De aanleiding tot de vorming van een ‘Belijdende Kerk’, namelijk het verwijderen van christenen van joodse origine uit kerkelijke ambten en functies, ontbreekt helaas in de ‘theologische verklaring’ van Barmen. Ze is erin geïmpliceerd, maar ze had ook benoemd moeten worden. Tegelijk gebiedt de nuchterheid te erkennen dat er dan naar alle waarschijnlijkheid geen ‘theologische verklaring’ van Barmen tot stand zou zijn gekomen.
Hoe klinkt deze geloofsbelijdenis door in het huidige kerk-zijn?
In ons land heeft de ‘theologische verklaring’ van Barmen een aantal hervormde theologen ertoe gebracht om in 1939 de zgn. ‘Amersfoortse stellingen’ te formuleren, waarin men een stap verder ging dan Barmen, in die zin dat men het kwaad van het antisemitisme helder benoemde en afwees.
Na de Tweede Wereldoorlog heeft de belijdenis van Barmen inhoudelijk in vele landen en kerken doorgewerkt. Ze heeft christenen geholpen om in politiek opzicht nieuwe wegen te gaan, positief-kritisch mee te werken aan de opbouw van de samenleving. Daarnaast heeft de structuur van de belijdenis van Barmen christenen als een soort ‘format’ gediend voor concrete belijdenissen en stellingnames, zoals de Belijdenis van Belhar in Zuid-Afrika (1986) en de oproep van een groot aantal theologen uit onder meer Oekraïne en Rusland tegen de ideologie achter de Russische inval in Oekraïne. Ook de Protestantse Kerk in Nederland erkent in haar kerkorde ‘de betekenis van de Theologische Verklaring van Barmen voor het belijden in het heden’.
Wat je ook nog moet weten over deze geloofsbelijdenis …
Barmen heeft van begin af aan onder vuur gelegen, met name van de kant van de lutheranen. Barth zelf grapte naderhand dat, terwijl de ‘lutherse kerk’ – daarmee doelde hij op de andere leden van het voorbereidingsgroepje, de lutheranen Hans Asmussen en Thomas Breit – had geslapen, de ‘gereformeerde kerk’ de stellingen op papier had gezet.
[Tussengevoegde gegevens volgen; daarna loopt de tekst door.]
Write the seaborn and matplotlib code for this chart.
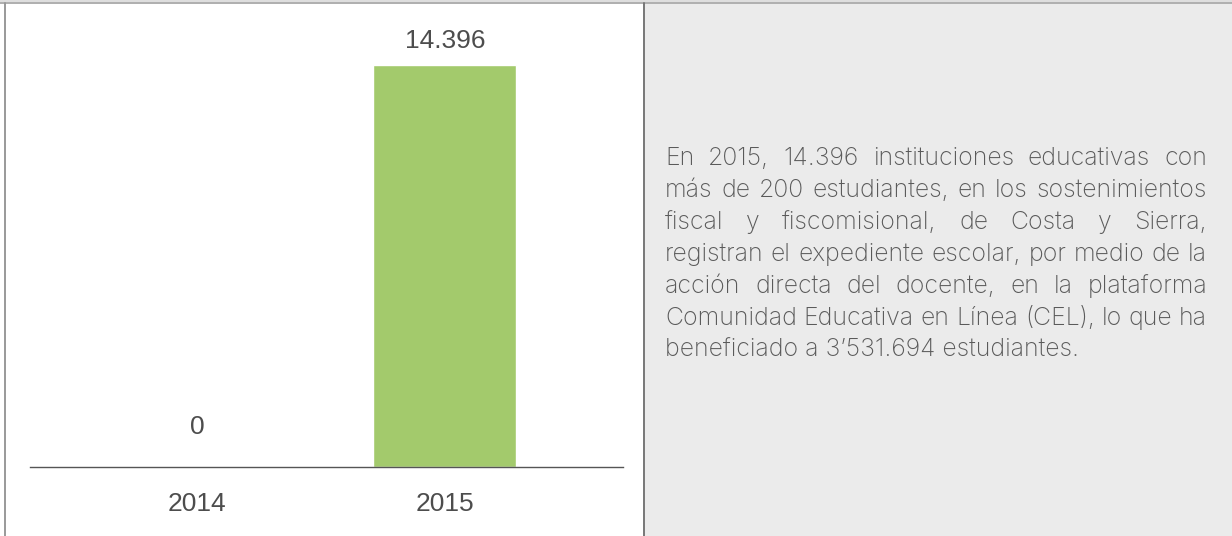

Dat deze ‘theologische verklaring’ zo kon worden ingediend was overigens ook en nog meer te danken aan het feit dat de strikte lutheraan Hermann Sasse, die ook was aangewezen voor de voorbereidingsgroep, door ziekte niet in staat was aan het voorbereidend overleg deel te nemen. In augustus 1933 had hij al samen met Dietrich Bonhoeffer een proeve van belijdenis – het ‘Betheler Bekenntnis’ – geschreven, waarin wél over de joden werd gesproken. Sasse was wel aanwezig op de synode van Barmen, maar had er bezwaar tegen dat de synode met de ‘theologische verklaring’ in feite een belijdenis deed uitgaan. Hij verliet de synode vóór de stemming, om niet de unanimiteit te schaden.